▶ [Task]
Output each entry below as it stands, leaving out every picture.

···

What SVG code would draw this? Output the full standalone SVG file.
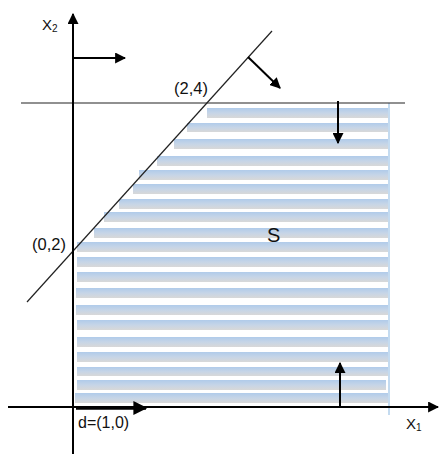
<svg xmlns="http://www.w3.org/2000/svg" width="440" height="454" viewBox="0 0 440 454">
<defs>
<linearGradient id="sg" x1="0" y1="0" x2="0" y2="1">
<stop offset="0" stop-color="#b0cbea"/>
<stop offset="0.5" stop-color="#c6d5e7"/>
<stop offset="1" stop-color="#d8d8d8"/>
</linearGradient>
<marker id="ah" viewBox="0 0 10 10" refX="9" refY="5" markerWidth="5.5" markerHeight="5.5" markerUnits="strokeWidth" orient="auto">
<path d="M0,0 L10,5 L0,10 z" fill="#000"/>
</marker>
<marker id="ah2" viewBox="0 0 10 10" refX="9" refY="5" markerWidth="4" markerHeight="4" markerUnits="strokeWidth" orient="auto">
<path d="M0,0 L10,5 L0,10 z" fill="#000"/>
</marker>
</defs>
<style>
.st{fill:url(#sg)}
.ax{stroke:#000;stroke-width:2;fill:none}
.ln{stroke:#222;stroke-width:1.2;fill:none}
.ar{stroke:#000;stroke-width:2;fill:none}
text{font-family:"Liberation Sans","Open Sans",sans-serif;fill:#111}
</style>
<rect width="440" height="454" fill="#fff"/>
<g id="region-S">
<rect class="st" x="207" y="108" width="181" height="10"/>
<rect class="st" x="187" y="123" width="201" height="9"/>
<rect class="st" x="174" y="139" width="214" height="10"/>
<rect class="st" x="157" y="156" width="231" height="10"/>
<rect class="st" x="139" y="170" width="249" height="10"/>
<rect class="st" x="133" y="184" width="255" height="10"/>
<rect class="st" x="119" y="199" width="269" height="10"/>
<rect class="st" x="104" y="212" width="284" height="10"/>
<rect class="st" x="94" y="228" width="294" height="10"/>
<rect class="st" x="77" y="242" width="311" height="10"/>
<rect class="st" x="77" y="257" width="311" height="10"/>
<rect class="st" x="77" y="272" width="311" height="10"/>
<rect class="st" x="76" y="288" width="312" height="10"/>
<rect class="st" x="76" y="305" width="312" height="10"/>
<rect class="st" x="77" y="320" width="311" height="10"/>
<rect class="st" x="77" y="337" width="311" height="10"/>
<rect class="st" x="77" y="352" width="311" height="10"/>
<rect class="st" x="77" y="367" width="311" height="9"/>
<rect class="st" x="77" y="380" width="309" height="10"/>
<rect class="st" x="75" y="393" width="313" height="10"/>
<line x1="389" y1="103" x2="389" y2="415" stroke="#9dc3e6" stroke-width="1.2"/>
<text x="267" y="242" font-size="20">S</text>
</g>
<g id="constraints">
<line class="ln" x1="21" y1="103" x2="405" y2="103"/>
<line class="ln" x1="27" y1="302" x2="272" y2="31"/>
</g>
<g id="axes">
<line class="ax" x1="73" y1="454" x2="73" y2="14" marker-end="url(#ah)"/>
<line class="ax" x1="8" y1="407" x2="438" y2="407" marker-end="url(#ah)"/>
<text x="42" y="30" font-size="15">X<tspan font-size="10" dy="2">2</tspan></text>
<text x="406" y="429" font-size="15">X<tspan font-size="10" dy="2">1</tspan></text>
</g>
<g id="connectors">
<line class="ar" x1="73" y1="58" x2="125" y2="58" marker-end="url(#ah)"/>
<line class="ar" x1="248" y1="57" x2="280" y2="88" marker-end="url(#ah)"/>
<line class="ar" x1="338" y1="101" x2="338" y2="143" marker-end="url(#ah)"/>
<line class="ar" x1="340" y1="407" x2="340" y2="363" marker-end="url(#ah)"/>
<line x1="76" y1="408" x2="146" y2="408" stroke="#000" stroke-width="3.5" marker-end="url(#ah2)"/>
</g>
<g id="labels">
<text x="174" y="94" font-size="16.5">(2,4)</text>
<text x="32" y="250" font-size="16.5">(0,2)</text>
<text x="78" y="428" font-size="16">d=(1,0)</text>
</g>
</svg>
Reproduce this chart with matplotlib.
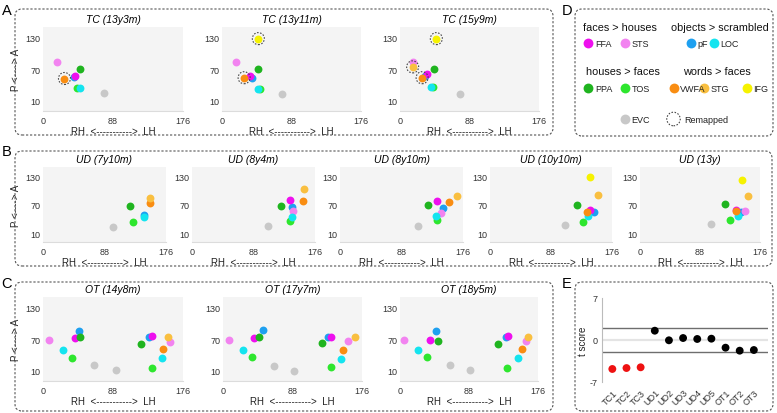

···

▶ [Response]
What SVG code would draw this? Output the full standalone SVG file.
<svg xmlns="http://www.w3.org/2000/svg" width="440" height="454" viewBox="0 0 440 454">
<defs>
<linearGradient id="sg" x1="0" y1="0" x2="0" y2="1">
<stop offset="0" stop-color="#b0cbea"/>
<stop offset="0.5" stop-color="#c6d5e7"/>
<stop offset="1" stop-color="#d8d8d8"/>
</linearGradient>
<marker id="ah" viewBox="0 0 10 10" refX="9" refY="5" markerWidth="5.5" markerHeight="5.5" markerUnits="strokeWidth" orient="auto">
<path d="M0,0 L10,5 L0,10 z" fill="#000"/>
</marker>
<marker id="ah2" viewBox="0 0 10 10" refX="9" refY="5" markerWidth="4" markerHeight="4" markerUnits="strokeWidth" orient="auto">
<path d="M0,0 L10,5 L0,10 z" fill="#000"/>
</marker>
</defs>
<style>
.st{fill:url(#sg)}
.ax{stroke:#000;stroke-width:2;fill:none}
.ln{stroke:#222;stroke-width:1.2;fill:none}
.ar{stroke:#000;stroke-width:2;fill:none}
text{font-family:"Liberation Sans","Open Sans",sans-serif;fill:#111}
</style>
<rect width="440" height="454" fill="#fff"/>
<g id="region-S">
<rect class="st" x="207" y="108" width="181" height="10"/>
<rect class="st" x="187" y="123" width="201" height="9"/>
<rect class="st" x="174" y="139" width="214" height="10"/>
<rect class="st" x="157" y="156" width="231" height="10"/>
<rect class="st" x="139" y="170" width="249" height="10"/>
<rect class="st" x="133" y="184" width="255" height="10"/>
<rect class="st" x="119" y="199" width="269" height="10"/>
<rect class="st" x="104" y="212" width="284" height="10"/>
<rect class="st" x="94" y="228" width="294" height="10"/>
<rect class="st" x="77" y="242" width="311" height="10"/>
<rect class="st" x="77" y="257" width="311" height="10"/>
<rect class="st" x="77" y="272" width="311" height="10"/>
<rect class="st" x="76" y="288" width="312" height="10"/>
<rect class="st" x="76" y="305" width="312" height="10"/>
<rect class="st" x="77" y="320" width="311" height="10"/>
<rect class="st" x="77" y="337" width="311" height="10"/>
<rect class="st" x="77" y="352" width="311" height="10"/>
<rect class="st" x="77" y="367" width="311" height="9"/>
<rect class="st" x="77" y="380" width="309" height="10"/>
<rect class="st" x="75" y="393" width="313" height="10"/>
<line x1="389" y1="103" x2="389" y2="415" stroke="#9dc3e6" stroke-width="1.2"/>
<text x="267" y="242" font-size="20">S</text>
</g>
<g id="constraints">
<line class="ln" x1="21" y1="103" x2="405" y2="103"/>
<line class="ln" x1="27" y1="302" x2="272" y2="31"/>
</g>
<g id="axes">
<line class="ax" x1="73" y1="454" x2="73" y2="14" marker-end="url(#ah)"/>
<line class="ax" x1="8" y1="407" x2="438" y2="407" marker-end="url(#ah)"/>
<text x="42" y="30" font-size="15">X<tspan font-size="10" dy="2">2</tspan></text>
<text x="406" y="429" font-size="15">X<tspan font-size="10" dy="2">1</tspan></text>
</g>
<g id="connectors">
<line class="ar" x1="73" y1="58" x2="125" y2="58" marker-end="url(#ah)"/>
<line class="ar" x1="248" y1="57" x2="280" y2="88" marker-end="url(#ah)"/>
<line class="ar" x1="338" y1="101" x2="338" y2="143" marker-end="url(#ah)"/>
<line class="ar" x1="340" y1="407" x2="340" y2="363" marker-end="url(#ah)"/>
<line x1="76" y1="408" x2="146" y2="408" stroke="#000" stroke-width="3.5" marker-end="url(#ah2)"/>
</g>
<g id="labels">
<text x="174" y="94" font-size="16.5">(2,4)</text>
<text x="32" y="250" font-size="16.5">(0,2)</text>
<text x="78" y="428" font-size="16">d=(1,0)</text>
</g>
</svg>
Reproduce this chart with matplotlib.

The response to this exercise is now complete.